How To Grow Spinach
Spinach has to be the perfect plant for the Northwest, as it LOVES our climate. Therefore, we love growing spinach and usually plant it every 3 weeks for a continuous supply. It’s hearty, packed with iron, and hey – if Popeye loves it, who wouldn’t?
If you have kids that have a hard time eating it, have them grow spinach in the garden. You can’t even compare it to the store bought stuff, or even worse, canned. When they’re out in the garden, growing spinach on their own, it will give them a sense of pride and be much more willing to try it.
Spinach also tastes great fresh in a salad, I almost prefer it to cooked.
As usual, before you start growing spinach, you need to add a good amount of compost or rotted manure to the soil. Then add a moderate amount of organic fertilizer and mix it into the soil. How much? Depends on the size of your bed, if you follow the recommendations on the packaging you'll be just fine. I'd say about 2-3 cups for a 4'x4' bed. We usually use a 5-5-5 mix as it's pretty gentle, you can get it in big bags, and you can use it for most of your veggies.
Sow the seeds 1/2" deep and 1" apart as you'll be thinning them later. Try to get organic seeds, you'll feel better about yourself. After all, you're not truly growing organic spinach unless you start with organic seed.
Once planted, give them a gentle, deep watering. I say gentle since it's easy to wash out those tiny seedlings. Just be easy on them and take your time. Keep them evenly moist until they germinate and you're on your way to growing spinach
Also note that spinach sometimes will over-winter quite nicely in the Northwest with our relatively mild winters, so we tend to plant more than usual in the Fall.
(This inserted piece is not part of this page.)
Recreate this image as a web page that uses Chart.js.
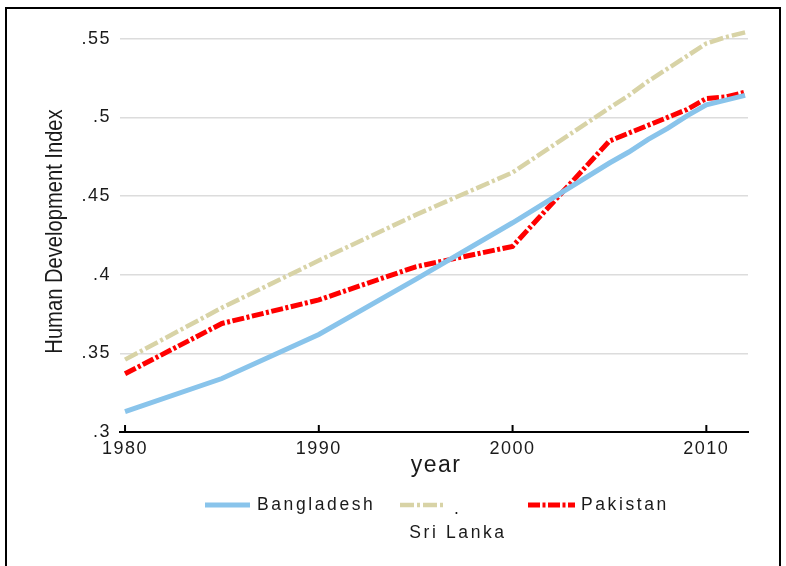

It will give you a good head start when spring arrives!
Caring For Spinach
Once your seedlings have sprouted, just keep the soil evenly moist and a watchful eye. Thin to 8" after they have at least 1 true leaf as you don't want your plants to be overcrowded and fighting for water and nutrients. Same goes for weeds for obvious reasons, keep 'em out.
As your plants mature and you notice that the leaves are turning yellow, you can give them a boost of organic fertilizer. Fish fertilizer or compost tea works well, though we've rarely had to do this. Otherwise, just let them grow and do their thing.
One trick for growing spinach is not to over water them, as they can pick up funky molds. We let the bed dry out slightly
in-between waterings. However, if you let them dry out too much they could bolt. Here's a good rule of thumb: When the top 1/4" of soil is dry, it's time to water.
When your growing spinach, or most plants in your garden, it's best to water early in the morning if you can. Watering in the middle of a hot day will just evaporate before it does any good. Watering the the evening is better, but it can invite thirsty slugs and bugs overnight. Since they're having a drink, they usually decide to have a snack as well. Don't loose sleep over it, as long as they get watered, just remember that early morning is best practice.
Like I said before, if your kids won't eat spinach from the store, have them try spinach from the garden - you might be surprised!
When the leaves look big and tasty, you can cut the plant about an inch above the soil with a sharp, clean knife. Give it a good rinse and off to the kitchen you go with your fresh organic home grown spinach! Here's the best part, after harvested sometimes it will re-sprout for a second crop!
Of course, if everything went well and you planted enough, you won't want a second crop as you'll be growing spinach out of your ears!
Symphylans, Aphids, Flea Beetles, Slugs (Aaack!)
Downy mildew, White Rust, Leaf Spot
Spinach grows well with strawberries, believe it or not.
Bloomsdale, America, Olympia, Tyee, Slow Bolt
Tips For Growing Spinach
Too much Nitrogen can give the leaves a funny taste, so only fertilize when absolutely necessary.